**** Source excerpt ****

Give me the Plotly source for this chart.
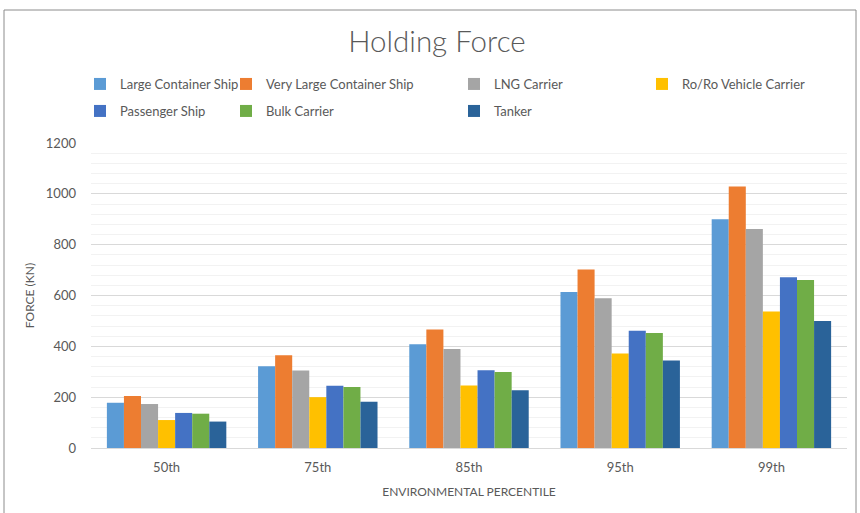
import plotly.graph_objects as go

categories = ["50th", "75th", "85th", "95th", "99th"]
series_names = ["Large Container Ship", "Very Large Container Ship", "LNG Carrier",
                "Ro/Ro Vehicle Carrier", "Passenger Ship", "Bulk Carrier", "Tanker"]
large_container = [178, 322, 408, 614, 900]
very_large_container = [205, 365, 466, 702, 1029]
lng_carrier = [173, 305, 390, 589, 862]
roro = [110, 200, 246, 372, 537]
passenger = [138, 245, 306, 461, 672]
bulk = [135, 240, 299, 452, 661]
tanker = [104, 182, 227, 344, 500]
values = [large_container, very_large_container, lng_carrier, roro, passenger, bulk, tanker]
colors = ["#5B9BD5", "#ED7D31", "#A5A5A5", "#FFC000", "#4472C4", "#70AD47", "#2A6399"]
y_ticks = [0, 200, 400, 600, 800, 1000, 1200]

FONT = "Lato, Open Sans, sans-serif"
TXT = "#595959"

L, R, T, B = 91, 13, 143, 65
W, H = 860, 513
pw, ph = W - L - R, H - T - B

fig = go.Figure()
# legend text start x (pixel), row center y (pixel)
leg_pos = [(120, 84), (266, 84), (494, 84), (682, 84), (120, 111), (266, 111), (494, 111)]
for i, (name, vals, col) in enumerate(zip(series_names, values, colors)):
    lname = "legend" if i == 0 else f"legend{i+1}"
    fig.add_trace(go.Bar(x=categories, y=vals, name=name, marker=dict(color=col, line=dict(width=0)),
                         legend=lname))
    px, py = leg_pos[i]
    fig.update_layout(**{lname: dict(
        x=(px - 40 - L) / pw, xanchor="left",
        y=(H - B - py) / ph, yanchor="middle",
        orientation="v", bgcolor="rgba(0,0,0,0)",
        font=dict(family=FONT, size=13, color=TXT),
        itemwidth=30, itemclick=False,
    )})

fig.update_layout(
    width=W, height=H,
    margin=dict(l=L, r=R, t=T, b=B),
    paper_bgcolor="white", plot_bgcolor="white",
    barmode="group", bargap=0.21, bargroupgap=0,
    title=dict(text="Holding Force", x=437 / W, xanchor="center", xref="container",
               y=1 - 42 / H, yanchor="middle", yref="container",
               font=dict(family="Lato Light, Lato, sans-serif", size=29.5, color=TXT, weight=300)),
    showlegend=True,
    font=dict(family=FONT, color=TXT),
)
fig.update_xaxes(
    showgrid=False, showline=True, linecolor="#D9D9D9", linewidth=1,
    ticks="", ticklabelstandoff=7, tickfont=dict(family=FONT, size=13, color=TXT),
    title=dict(text="ENVIRONMENTAL PERCENTILE", font=dict(family=FONT, size=12, color=TXT), standoff=14),
)
fig.update_yaxes(
    range=[0, 1200], tickvals=y_ticks, showgrid=True, gridcolor="#D9D9D9", gridwidth=1,
    minor=dict(dtick=40, showgrid=True, gridcolor="#F2F2F2", gridwidth=1),
    zeroline=False, showline=False, ticks="", ticklabelstandoff=14,
    tickfont=dict(family=FONT, size=13, color=TXT),
    title=dict(text="FORCE (KN)", font=dict(family=FONT, size=12, color=TXT), standoff=8),
)
# outer chart border
fig.add_shape(type="rect", xref="paper", yref="paper",
              x0=(4 - L) / pw, x1=(856 - L) / pw, y0=(H - B - 520) / ph, y1=(H - B - 10) / ph,
              line=dict(color="#8C8C8C", width=1), fillcolor="rgba(0,0,0,0)", layer="below")

fig.write_html("out.html", config={"displayModeBar": False},
               post_script="document.body.style.margin='0';document.body.style.overflow='hidden';")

****

--- Task requirements ---
Pick out and copy the lines of the material that include the word "chart".

--- Full solution ---
Give me the Plotly source for this chart.
# outer chart border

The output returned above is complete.